Лев Лосев - Как работает стихотворение Бродского
Этот комментарий к «После меня», возможно, послужил отправной точкой для стихотворения Бродского (или наоборот): так или иначе, Бродский думал о борющихся со смертью — со своим отсутствием в природном пейзаже — гекзаметрах Гарди, когда облекал в эту форму собственное отсутствие в манхэттенском кафе. «Обширные «поля»», которые формирует гекзаметр, — это именно то, что требуется, если другая жизнь окажется менее щедрой, нем первая. Это то дыхание, которое необходимо (преждевременному) «старику» Бродскому. Гекзаметры Гарди рифмуются (одно из коренных отличий английской и русской традиции): другими словами, Бродский решительно (т. е. с изрядной долей самоотчуждения) облекает свое бессмертие в формальную структуру, которая изначально ему не принадлежит[381]. Все, что он говорит о формальных аспектах «автоэпитафии» Гарди, можно отнести к его собственной: «ударными здесь оказываются двух- и трехсложные слова», «безударные слоги уменьшают вес этих слов наподобие постскриптума или запоздалого соображения», цезура «мужественно сдвинута» и т. д.[382]. В каком-то смысле «После меня», со всеми «блуждающими ударениями», «самоотсылочными метафорами», «прерванным, но возобновляющимся звуком», «жадностью к неодушевленному», может считаться расширенной рифмой к «Моей дочери»[383]. И пусть это прозвучит неожиданно, но «Give me another life, and I'll be singing / in Cafe Rafaello» — это своеобразный перевод, переложение на усвоенную Бродским идиоматику Нового Света первой строки поздневикторианского «После меня»: «When the Present has latched its postern behind my tremulous stay» («Когда Настоящее запрет заднюю дверь за моим трепетным посещением».

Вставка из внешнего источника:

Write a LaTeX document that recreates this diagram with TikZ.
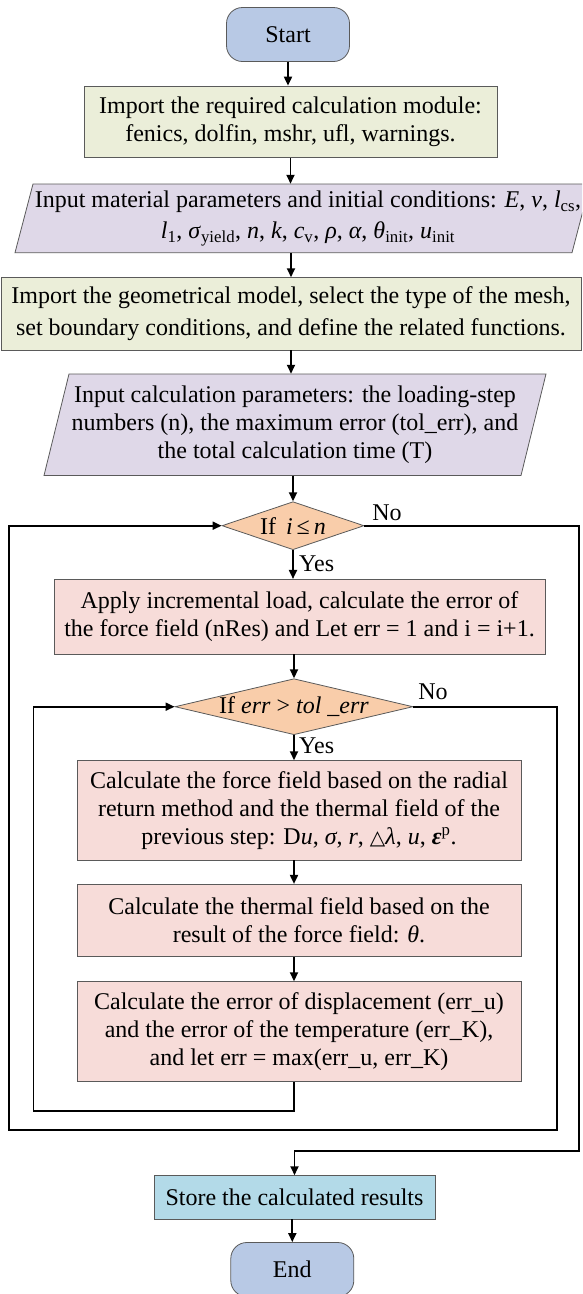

Отступление несколько затянулось, но теперь мы подготовлены к третьей строфе стихотворения Бродского:
On the whole, bear in mind that I'll be around. Or rather,that an inanimate object might be your father,especially if the object are older than you, or larger.So keep an eye on them always, for they will no doubt judge you.
В общем, помни, что я буду рядом. И даже / что твоим отцом, может быть, был неодушевленный предмет, / в особенности если предметы старше тебя или больше. / Так что всегда имей их в виду — они обязательно будут тебя оценивать.
Мы могли бы не придать должного значения формальной стороне дела, если бы сам Бродский не указал на сходные аспекты поэзии Фроста и Гарди. Во всем стихотворении только три строки (первая, вторая и десятая) имеют менее шести метрических ударений (свойственных гекзаметру). К их числу относится строка «that an inanimate object might be your father»: _ _ _ *_ _ *_ _ * _ * _.В этой строке не хватает метрического ударения (их пять, первое пропущено) и реальное число иктов (четыре) меньше, чем должно было быть. В результате она, как и вторая строка, оказывается самой неполноударной, наименее «гекзаметрной» частью стихотворения. Почему? Потому что именно здесь на первый план выходит тема метаморфозы (с одной стороны — человек/отец, превращающийся в мебель/неодушевленный предмет, с другой — ребенок/дочь, вступающая в пору расцвета): отец, предчувствуя приближение «одеревенения», говорит с дочерью сперва «по эту сторону» грядущего изменения, а затем «с той стороны», уже став неодушевленным предметом, который можно опознать только в самой «деревянной» речи[384]. Как сказано в конце эссе о Гарди (Бродский повторит это слово в слово в «Кошачьем «Мяу»»), «язык — это первый эшелон информации о себе, которую неодушевленное выдает одушевленному»[385]. Если дочь захочет знать, кем был ее отец и где «он» теперь, ей нужно вдуматься в эти строки[386]. Ибо он оставляет ей в наследство особую «перспективу»: ощущение, что не мы судим мир («вещи») и владеем им, но наоборот (т. е. «они обязательно будут к тебе строги»). Приведем еще одну цитату из «Кошачьего «Мяу»: «Если снять немного полемичность тона, язык есть разведенная форма материи. Создавая из него гармонию или даже дисгармонию, поэт, в общем-то бессознательно, перебирается в область чистой материи — или, если угодно, чистого времени — быстрее, чем это возможно при любом другом роде деятельности»[387]. Именно это имеет в виду Бродский, когда с характерной для него небрежностью (отметим это «в общем») говорит, что будет «рядом».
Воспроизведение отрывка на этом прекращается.